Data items
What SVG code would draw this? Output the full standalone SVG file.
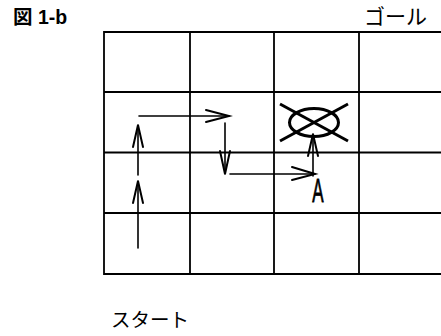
<svg xmlns="http://www.w3.org/2000/svg" width="441" height="336" viewBox="0 0 441 336">
<style>
.grid{stroke:#000;stroke-width:1.8;fill:none}
.arr{stroke:#000;stroke-width:1.6;fill:none;stroke-linecap:round}
.head{stroke:#000;stroke-width:2;fill:none;stroke-linecap:round;stroke-linejoin:miter}
.t{font-family:"Liberation Sans","Noto Sans CJK JP",sans-serif;fill:#000}
</style>
<rect width="441" height="336" fill="#fff"/>
<g id="title"><text class="t" x="13" y="24" font-size="19.5" font-weight="bold">図 1-b</text></g>
<g id="goal-label"><text class="t" x="364" y="24" font-size="21">ゴール</text></g>
<g id="start-label"><text class="t" x="111" y="327" font-size="19.5">スタート</text></g>
<g id="grid">
<path class="grid" d="M441 32 H104 V274 H441 M104 92 H441 M104 152.5 H441 M104 213 H441 M190 32 V274 M274 32 V274 M359 32 V274"/>
</g>
<g id="goal">
<ellipse cx="314" cy="122.5" rx="24.5" ry="14" fill="none" stroke="#000" stroke-width="3"/>
<line x1="280" y1="104" x2="348" y2="141" stroke="#000" stroke-width="3"/>
<line x1="280" y1="141" x2="348" y2="104" stroke="#000" stroke-width="3"/>
</g>
<g id="A"><text class="t" x="0" y="0" font-size="34" text-anchor="middle" stroke="#000" stroke-width="0.8" transform="translate(318 202) scale(0.5 1)">A</text></g>
<g id="connectors">
<line class="arr" x1="138" y1="248" x2="138" y2="181"/>
<path class="head" d="M133 203 L138 181 L143 203"/>
<line class="arr" x1="138" y1="175" x2="138" y2="125"/>
<path class="head" d="M133 147 L138 125 L143 147"/>
<line class="arr" x1="139" y1="116" x2="229" y2="116"/>
<path class="head" d="M206 110 L229 116 L206 122"/>
<line class="arr" x1="225" y1="123" x2="225" y2="174"/>
<path class="head" d="M220 151 L225 174 L230 151"/>
<line class="arr" x1="230" y1="174" x2="315" y2="174"/>
<path class="head" d="M292 167 L315 174 L292 180"/>
<line class="arr" x1="313" y1="176" x2="313" y2="134"/>
<path class="head" d="M308 156 L313 134 L318 156"/>
</g>
</svg>
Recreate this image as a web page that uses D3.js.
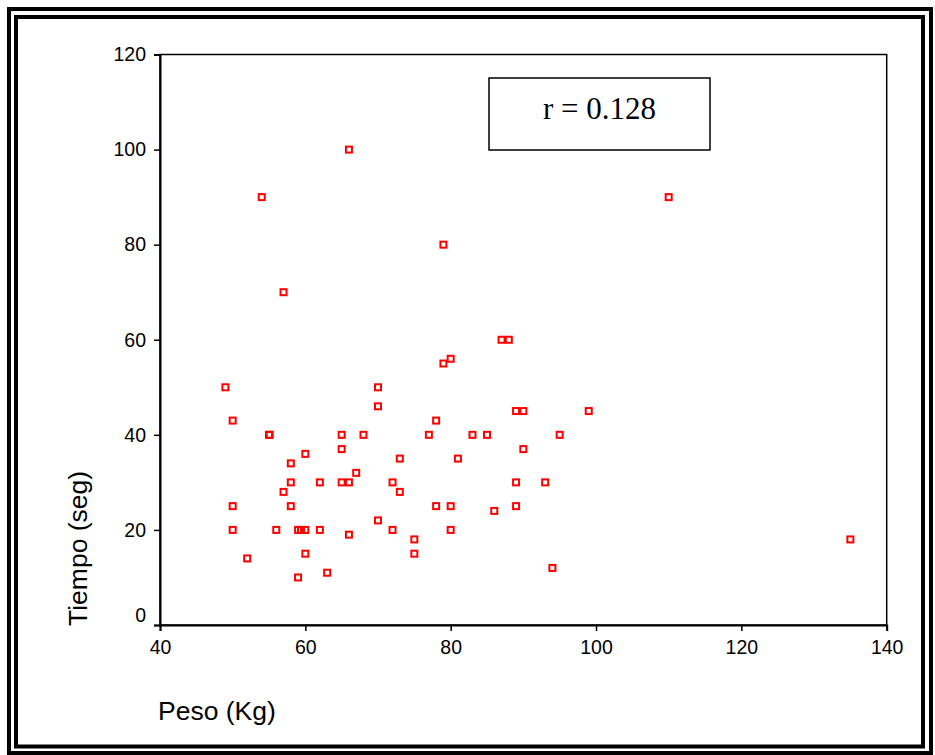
<!DOCTYPE html>
<html>
<head>
<meta charset="utf-8">
<script src="https://cdn.jsdelivr.net/npm/d3@7"></script>
<style>
  body { margin: 0; background: #fff; }
  svg { display: block; }
</style>
</head>
<body>
<svg></svg>
<script>
'use strict'

const WIDTH = 935;
const HEIGHT = 755;

// Peso (Kg) y Tiempo (seg) de cada punto
const peso = [49, 70, 70, 50, 55, 55.1, 65, 68, 65, 60, 58, 67, 58, 62, 65, 66, 72, 57, 73, 73,
  50, 58, 70, 50, 56, 59, 59.4, 60, 62, 72, 66, 60, 52, 63, 59,
  87, 88, 80, 79, 78, 89, 90, 77, 83, 85, 95, 90, 81, 89, 93, 78, 80, 89, 86, 80, 75, 75, 94,
  54, 66, 79, 57, 110, 99, 135];
const tiempo = [50, 50, 46, 43, 40, 40, 40, 40, 37, 36, 34, 32, 30, 30, 30, 30, 30, 28, 28, 35,
  25, 25, 22, 20, 20, 20, 20, 20, 20, 20, 19, 15, 14, 11, 10,
  60, 60, 56, 55, 43, 45, 45, 40, 40, 40, 40, 37, 35, 30, 30, 25, 25, 25, 24, 20, 18, 15, 12,
  90, 100, 80, 70, 90, 45, 18];

const xTicks = [40, 60, 80, 100, 120, 140];
const yTicks = [0, 20, 40, 60, 80, 100, 120];
const xTitle = 'Peso (Kg)';
const yTitle = 'Tiempo (seg)';
const rLabel = 'r = 0.128';

const LEFT = 160, RIGHT = 886.7, TOP = 54.5, BOTTOM = 625;

const svg = d3.select('svg')
  .attr('width', WIDTH)
  .attr('height', HEIGHT);

// double frame
svg.append('rect')
  .attr('x', 9).attr('y', 9)
  .attr('width', 922).attr('height', 744)
  .attr('fill', 'none').attr('stroke', '#000').attr('stroke-width', 4);
svg.append('rect')
  .attr('x', 16).attr('y', 17)
  .attr('width', 907).attr('height', 729.5)
  .attr('fill', 'none').attr('stroke', '#000').attr('stroke-width', 4);

let xScale = d3.scaleLinear().domain([40, 140]).range([LEFT, RIGHT]);
let yScale = d3.scaleLinear().domain([0, 120]).range([BOTTOM, TOP]);

// plot box
svg.append('rect')
  .attr('x', LEFT).attr('y', TOP)
  .attr('width', RIGHT - LEFT).attr('height', BOTTOM - TOP)
  .attr('fill', 'none').attr('stroke', '#000').attr('stroke-width', 1.5);

let leftAxis = d3.axisLeft(yScale).tickValues(yTicks).tickSize(6).tickPadding(8);
let bottomAxis = d3.axisBottom(xScale).tickValues(xTicks).tickSize(6).tickPadding(9);

const gy = svg.append('g')
  .attr('id', 'left-axis')
  .attr('transform', 'translate(' + LEFT + ',0)')
  .call(leftAxis);
const gx = svg.append('g')
  .attr('id', 'bottom-axis')
  .attr('transform', 'translate(0,' + BOTTOM + ')')
  .call(bottomAxis);

[gx, gy].forEach(g => {
  g.select('.domain').attr('stroke-width', 2);
  g.selectAll('.tick line').attr('stroke-width', 1.5);
  g.selectAll('text')
    .attr('font-family', 'Arial, "Liberation Sans", sans-serif')
    .attr('font-size', 19.5)
    .attr('fill', '#000');
});

// the 0 label sits a little above its tick
gy.selectAll('.tick text').filter(d => d === 0).attr('y', -10);

// points
const points = peso.map((p, i) => ({ x: p, y: tiempo[i] }));
svg.append('g')
  .selectAll('rect')
  .data(points)
  .enter().append('rect')
  .attr('x', d => xScale(d.x) - 3)
  .attr('y', d => yScale(d.y) - 3)
  .attr('width', 6)
  .attr('height', 6)
  .attr('fill', 'none')
  .attr('stroke', '#ff0000')
  .attr('stroke-width', 2);

// correlation box
svg.append('rect')
  .attr('x', 489).attr('y', 78)
  .attr('width', 221).attr('height', 72)
  .attr('fill', '#fff').attr('stroke', '#000').attr('stroke-width', 1.5);
svg.append('text')
  .attr('x', 599.5).attr('y', 119)
  .attr('text-anchor', 'middle')
  .attr('font-family', '"Times New Roman", "Liberation Serif", serif')
  .attr('font-size', 31)
  .text(rLabel);

// axis titles
svg.append('text')
  .attr('x', 158).attr('y', 720)
  .attr('font-family', 'Arial, "Liberation Sans", sans-serif')
  .attr('font-size', 26.5)
  .text(xTitle);
svg.append('text')
  .attr('transform', 'translate(87,626) rotate(-90)')
  .attr('font-family', 'Arial, "Liberation Sans", sans-serif')
  .attr('font-size', 26.5)
  .text(yTitle);
</script>
</body>
</html>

**INSTRUCTIONS FOR THE TASK**
Make an exact copy of the records above, with the pictures left out.

**EXERCISE SOLUTION**
What SVG code would draw this? Output the full standalone SVG file.
<svg xmlns="http://www.w3.org/2000/svg" width="441" height="336" viewBox="0 0 441 336">
<style>
.grid{stroke:#000;stroke-width:1.8;fill:none}
.arr{stroke:#000;stroke-width:1.6;fill:none;stroke-linecap:round}
.head{stroke:#000;stroke-width:2;fill:none;stroke-linecap:round;stroke-linejoin:miter}
.t{font-family:"Liberation Sans","Noto Sans CJK JP",sans-serif;fill:#000}
</style>
<rect width="441" height="336" fill="#fff"/>
<g id="title"><text class="t" x="13" y="24" font-size="19.5" font-weight="bold">図 1-b</text></g>
<g id="goal-label"><text class="t" x="364" y="24" font-size="21">ゴール</text></g>
<g id="start-label"><text class="t" x="111" y="327" font-size="19.5">スタート</text></g>
<g id="grid">
<path class="grid" d="M441 32 H104 V274 H441 M104 92 H441 M104 152.5 H441 M104 213 H441 M190 32 V274 M274 32 V274 M359 32 V274"/>
</g>
<g id="goal">
<ellipse cx="314" cy="122.5" rx="24.5" ry="14" fill="none" stroke="#000" stroke-width="3"/>
<line x1="280" y1="104" x2="348" y2="141" stroke="#000" stroke-width="3"/>
<line x1="280" y1="141" x2="348" y2="104" stroke="#000" stroke-width="3"/>
</g>
<g id="A"><text class="t" x="0" y="0" font-size="34" text-anchor="middle" stroke="#000" stroke-width="0.8" transform="translate(318 202) scale(0.5 1)">A</text></g>
<g id="connectors">
<line class="arr" x1="138" y1="248" x2="138" y2="181"/>
<path class="head" d="M133 203 L138 181 L143 203"/>
<line class="arr" x1="138" y1="175" x2="138" y2="125"/>
<path class="head" d="M133 147 L138 125 L143 147"/>
<line class="arr" x1="139" y1="116" x2="229" y2="116"/>
<path class="head" d="M206 110 L229 116 L206 122"/>
<line class="arr" x1="225" y1="123" x2="225" y2="174"/>
<path class="head" d="M220 151 L225 174 L230 151"/>
<line class="arr" x1="230" y1="174" x2="315" y2="174"/>
<path class="head" d="M292 167 L315 174 L292 180"/>
<line class="arr" x1="313" y1="176" x2="313" y2="134"/>
<path class="head" d="M308 156 L313 134 L318 156"/>
</g>
</svg>
Recreate this image as a web page that uses D3.js.
<!DOCTYPE html>
<html>
<head>
<meta charset="utf-8">
<script src="https://cdn.jsdelivr.net/npm/d3@7"></script>
<style>
  body { margin: 0; background: #fff; }
  svg { display: block; }
</style>
</head>
<body>
<svg></svg>
<script>
'use strict'

const WIDTH = 935;
const HEIGHT = 755;

// Peso (Kg) y Tiempo (seg) de cada punto
const peso = [49, 70, 70, 50, 55, 55.1, 65, 68, 65, 60, 58, 67, 58, 62, 65, 66, 72, 57, 73, 73,
  50, 58, 70, 50, 56, 59, 59.4, 60, 62, 72, 66, 60, 52, 63, 59,
  87, 88, 80, 79, 78, 89, 90, 77, 83, 85, 95, 90, 81, 89, 93, 78, 80, 89, 86, 80, 75, 75, 94,
  54, 66, 79, 57, 110, 99, 135];
const tiempo = [50, 50, 46, 43, 40, 40, 40, 40, 37, 36, 34, 32, 30, 30, 30, 30, 30, 28, 28, 35,
  25, 25, 22, 20, 20, 20, 20, 20, 20, 20, 19, 15, 14, 11, 10,
  60, 60, 56, 55, 43, 45, 45, 40, 40, 40, 40, 37, 35, 30, 30, 25, 25, 25, 24, 20, 18, 15, 12,
  90, 100, 80, 70, 90, 45, 18];

const xTicks = [40, 60, 80, 100, 120, 140];
const yTicks = [0, 20, 40, 60, 80, 100, 120];
const xTitle = 'Peso (Kg)';
const yTitle = 'Tiempo (seg)';
const rLabel = 'r = 0.128';

const LEFT = 160, RIGHT = 886.7, TOP = 54.5, BOTTOM = 625;

const svg = d3.select('svg')
  .attr('width', WIDTH)
  .attr('height', HEIGHT);

// double frame
svg.append('rect')
  .attr('x', 9).attr('y', 9)
  .attr('width', 922).attr('height', 744)
  .attr('fill', 'none').attr('stroke', '#000').attr('stroke-width', 4);
svg.append('rect')
  .attr('x', 16).attr('y', 17)
  .attr('width', 907).attr('height', 729.5)
  .attr('fill', 'none').attr('stroke', '#000').attr('stroke-width', 4);

let xScale = d3.scaleLinear().domain([40, 140]).range([LEFT, RIGHT]);
let yScale = d3.scaleLinear().domain([0, 120]).range([BOTTOM, TOP]);

// plot box
svg.append('rect')
  .attr('x', LEFT).attr('y', TOP)
  .attr('width', RIGHT - LEFT).attr('height', BOTTOM - TOP)
  .attr('fill', 'none').attr('stroke', '#000').attr('stroke-width', 1.5);

let leftAxis = d3.axisLeft(yScale).tickValues(yTicks).tickSize(6).tickPadding(8);
let bottomAxis = d3.axisBottom(xScale).tickValues(xTicks).tickSize(6).tickPadding(9);

const gy = svg.append('g')
  .attr('id', 'left-axis')
  .attr('transform', 'translate(' + LEFT + ',0)')
  .call(leftAxis);
const gx = svg.append('g')
  .attr('id', 'bottom-axis')
  .attr('transform', 'translate(0,' + BOTTOM + ')')
  .call(bottomAxis);

[gx, gy].forEach(g => {
  g.select('.domain').attr('stroke-width', 2);
  g.selectAll('.tick line').attr('stroke-width', 1.5);
  g.selectAll('text')
    .attr('font-family', 'Arial, "Liberation Sans", sans-serif')
    .attr('font-size', 19.5)
    .attr('fill', '#000');
});

// the 0 label sits a little above its tick
gy.selectAll('.tick text').filter(d => d === 0).attr('y', -10);

// points
const points = peso.map((p, i) => ({ x: p, y: tiempo[i] }));
svg.append('g')
  .selectAll('rect')
  .data(points)
  .enter().append('rect')
  .attr('x', d => xScale(d.x) - 3)
  .attr('y', d => yScale(d.y) - 3)
  .attr('width', 6)
  .attr('height', 6)
  .attr('fill', 'none')
  .attr('stroke', '#ff0000')
  .attr('stroke-width', 2);

// correlation box
svg.append('rect')
  .attr('x', 489).attr('y', 78)
  .attr('width', 221).attr('height', 72)
  .attr('fill', '#fff').attr('stroke', '#000').attr('stroke-width', 1.5);
svg.append('text')
  .attr('x', 599.5).attr('y', 119)
  .attr('text-anchor', 'middle')
  .attr('font-family', '"Times New Roman", "Liberation Serif", serif')
  .attr('font-size', 31)
  .text(rLabel);

// axis titles
svg.append('text')
  .attr('x', 158).attr('y', 720)
  .attr('font-family', 'Arial, "Liberation Sans", sans-serif')
  .attr('font-size', 26.5)
  .text(xTitle);
svg.append('text')
  .attr('transform', 'translate(87,626) rotate(-90)')
  .attr('font-family', 'Arial, "Liberation Sans", sans-serif')
  .attr('font-size', 26.5)
  .text(yTitle);
</script>
</body>
</html>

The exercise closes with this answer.